February 16, 2021   6 mins

Six years ago, the Chinese president Xi Jinping made a state visit to Britain. It was an important moment for both nations — the launch of a new “Golden Era”— designed to show that any differences caused by David Cameron’s meeting with the Dalai Lamai in 2012 were forgotten. Behind the scenes, however, it was preceded by months of difficult negotiations as Downing Street tried to meet Beijing’s conflicting demands for a schedule that showed their President to be an ordinary man of the people, while also according him with the respect that befits the leader of a nation better than any other on earth.

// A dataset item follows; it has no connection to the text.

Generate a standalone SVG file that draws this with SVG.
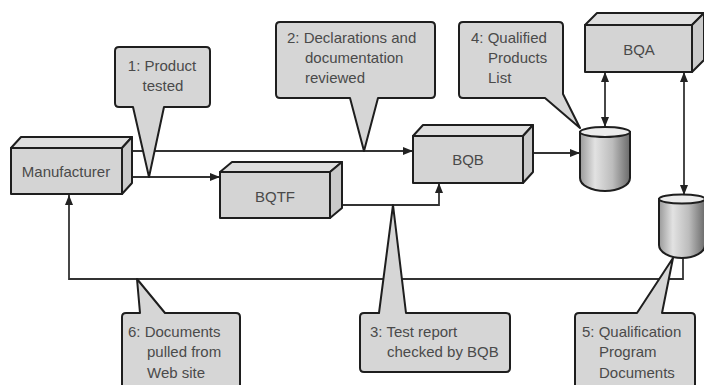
<svg xmlns="http://www.w3.org/2000/svg" width="704" height="385" viewBox="0 0 704 385">
<style>
.face{fill:#d4d4d4;stroke:#1e1e1e;stroke-width:2;stroke-linejoin:round}
.top{fill:#dedede;stroke:#1e1e1e;stroke-width:2;stroke-linejoin:round}
.side{fill:#cacaca;stroke:#1e1e1e;stroke-width:2;stroke-linejoin:round}
.call{fill:#d6d6d6;stroke:#1e1e1e;stroke-width:2;stroke-linejoin:round}
.lbl{font-family:"Liberation Sans",Arial,sans-serif;font-size:15px;fill:#4a4a4a}
.mid{text-anchor:middle}
.con{fill:none;stroke:#333;stroke-width:1.8}
.cyl{fill:url(#cg);stroke:#1e1e1e;stroke-width:2}
.cyltop{fill:#ececec;stroke:#1e1e1e;stroke-width:2}
</style>
<defs>
<marker id="ah" markerUnits="userSpaceOnUse" markerWidth="10" markerHeight="8" refX="10" refY="4" orient="auto-start-reverse">
<path d="M0,0 L10,4 L0,8 Z" fill="#222"/>
</marker>
<linearGradient id="cg" x1="0" y1="0" x2="1" y2="0">
<stop offset="0" stop-color="#9a9a9a"/>
<stop offset="0.3" stop-color="#e2e2e2"/>
<stop offset="0.65" stop-color="#bcbcbc"/>
<stop offset="1" stop-color="#6a6a6a"/>
</linearGradient>
</defs>
<rect width="704" height="385" fill="#fff"/>

<g id="connectors">
<path class="con" d="M128,151 H413" marker-end="url(#ah)"/>
<path class="con" d="M128,177 H220" marker-end="url(#ah)"/>
<path class="con" d="M336,205 H439 V183" marker-end="url(#ah)"/>
<path class="con" d="M528,153 H580" marker-end="url(#ah)"/>
<path class="con" d="M605,72 V127" marker-start="url(#ah)" marker-end="url(#ah)"/>
<path class="con" d="M684,72 V195" marker-start="url(#ah)" marker-end="url(#ah)"/>
<path class="con" d="M683,257 V279 H69 V195" marker-end="url(#ah)"/>
</g>

<g id="manufacturer">
<polygon class="top" points="11,148 21,137 132,137 122,148"/>
<polygon class="side" points="122,148 132,137 132,183 122,194"/>
<rect class="face" x="11" y="148" width="111" height="46"/>
<text class="lbl mid" x="66" y="177">Manufacturer</text>
</g>

<g id="bqtf">
<polygon class="top" points="220,172 232,162 342,162 330,172"/>
<polygon class="side" points="330,172 342,162 342,208 330,218"/>
<rect class="face" x="220" y="172" width="110" height="46"/>
<text class="lbl mid" x="275" y="202">BQTF</text>
</g>

<g id="bqb">
<polygon class="top" points="413,136 423,125 533,125 523,136"/>
<polygon class="side" points="523,136 533,125 533,172 523,183"/>
<rect class="face" x="413" y="136" width="110" height="47"/>
<text class="lbl mid" x="468" y="165">BQB</text>
</g>

<g id="bqa">
<polygon class="top" points="585,25 597,13 704,13 692,25"/>
<polygon class="side" points="692,25 704,13 704,60 692,72"/>
<rect class="face" x="585" y="25" width="107" height="47"/>
<text class="lbl mid" x="639" y="55">BQA</text>
</g>

<g id="qpl-db">
<path class="cyl" d="M580,132 V178 A25,13 0 0 0 630,178 V132 Z"/>
<ellipse class="cyltop" cx="605" cy="132" rx="25" ry="5"/>
</g>

<g id="qpd-db">
<path class="cyl" d="M659,199 V245 A23,13 0 0 0 705,245 V199 Z"/>
<ellipse class="cyltop" cx="682" cy="199" rx="23" ry="4.5"/>
</g>

<g id="callout1">
<path class="call" d="M119,47 H206 Q210,47 210,51 V103 Q210,107 206,107 H164 L149,177 L133,107 H119 Q115,107 115,103 V51 Q115,47 119,47 Z"/>
<text class="lbl mid" x="162" y="71">1: Product</text>
<text class="lbl mid" x="163" y="91">tested</text>
</g>

<g id="callout2">
<path class="call" d="M280,22 H431 Q435,22 435,26 V94 Q435,98 431,98 H378 L364,151 L350,98 H280 Q276,98 276,94 V26 Q276,22 280,22 Z"/>
<text class="lbl" x="287" y="43">2: Declarations and</text>
<text class="lbl" x="305" y="63">documentation</text>
<text class="lbl" x="305" y="83">reviewed</text>
</g>

<g id="callout4">
<path class="call" d="M463,22 H559 Q563,22 563,26 V94 L580,128 L545,98 H463 Q459,98 459,94 V26 Q459,22 463,22 Z"/>
<text class="lbl" x="471" y="43">4: Qualified</text>
<text class="lbl" x="488" y="63">Products</text>
<text class="lbl" x="488" y="83">List</text>
</g>

<g id="callout3">
<path class="call" d="M364,313 H379 L393,205 L406,313 H506 Q510,313 510,317 V368 Q510,372 506,372 H364 Q360,372 360,368 V317 Q360,313 364,313 Z"/>
<text class="lbl" x="370" y="337">3: Test report</text>
<text class="lbl" x="387" y="357">checked by BQB</text>
</g>

<g id="callout6">
<path class="call" d="M126,313 H140 L137,279 L165,313 H236 Q240,313 240,317 V400 H122 V317 Q122,313 126,313 Z"/>
<text class="lbl" x="128" y="337">6: Documents</text>
<text class="lbl" x="147" y="357">pulled from</text>
<text class="lbl" x="147" y="378">Web site</text>
</g>

<g id="callout5">
<path class="call" d="M579,313 H637 L673,258 L662,313 H691 Q695,313 695,317 V400 H575 V317 Q575,313 579,313 Z"/>
<text class="lbl" x="582" y="337">5: Qualification</text>
<text class="lbl" x="599" y="357">Program</text>
<text class="lbl" x="599" y="378">Documents</text>
</g>
</svg>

Finally, when they unfurled the flags for Xi’s three-day trip, there was lunch for the Red Emperor with the Queen, a glitzy state banquet, two nights at Buckingham Palace and an address to Parliament. But there were also pictures of the President standing aboard a London bus, enjoying fish and chips over a pint with Dave and hanging out with football stars in Manchester — all designed to reinforce the narrative of an ordinary bloke who happened to be ruling one-sixth of the world’s population.

“He has a confident and bullish exterior — he sees himself very much as the big leader,” wrote Cameron in his biography. “But behind the scenes I found him reflective and thoughtful.” Yet there seems surprisingly little wider interest in this enigmatic character who changed the course of China and now seeks to reshape the world.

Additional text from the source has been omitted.